Plus récemment, la problématique de la transposition étendue à la transposition curriculaire (Jonnaert, 2015) suit la même logique en explorant également des transformations, celles que subissent les politiques d’éducation depuis leur conception jusqu’à leur mise en œuvre dans les classes (voir la notice 50 « Transposition curriculaire »). Les deux concepts ne s’excluent donc pas puisqu’ils ne portent pas sur les mêmes objets, politiques éducatives et savoirs savants.

Références

Arsac Gilbert, Chevallard Yves, Martinand Jean-Louis et Tiberghien Andrée (dir.) (1994). La transposition didactique à l’épreuve, La Pensée sauvage.

Audigier François (1988). « Didactique de l’histoire, de la géographie et des sciences sociales : propos introductifs », Revue française de pédagogie, vol. 85, p. 5-9. https://doi.org/10.3406/rfp.1988.1432

Chevallard Yves (1985). La transposition didactique : du savoir savant au savoir enseigné, La Pensée sauvage.

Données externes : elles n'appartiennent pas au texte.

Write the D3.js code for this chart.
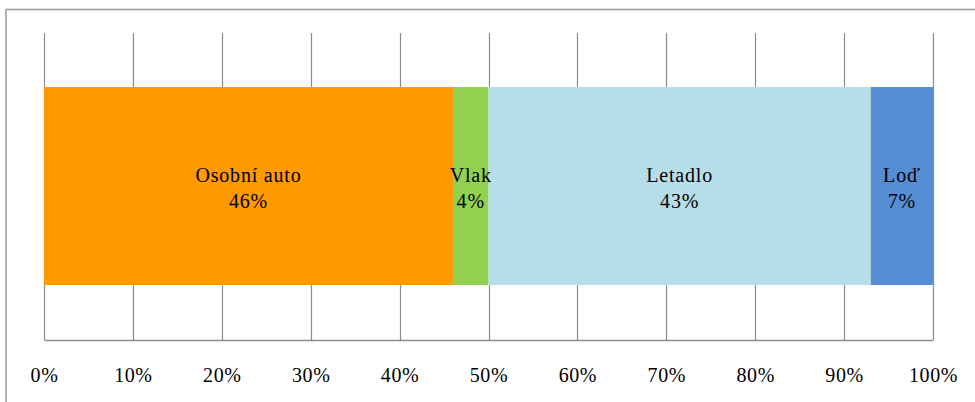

Genevois Sylvain et Chopin Hervé (2014). « Du “conflit d’usage” à la négociation des points de vue entre acteurs. Réflexions didactiques sur les conditions de transférabilité du protocole ARDI en milieu scolaire ». Actes du colloque international de didactiques de l’histoire, géographie et éducation à la citoyenneté de Caen.

Jonnaert Philippe (2015b). Indicateurs pour valider un curriculum, Chaire Unesco de développement curriculaire (CUDC)/Université du Québec à Montréal/Bureau international de l’Éducation de l’UNESCO (BIE).

Martinand Jean-Louis (1986). Connaître et transformer la matière, Peter Lang.

Verret Michel (1975). Le temps des études, Honoré Champion.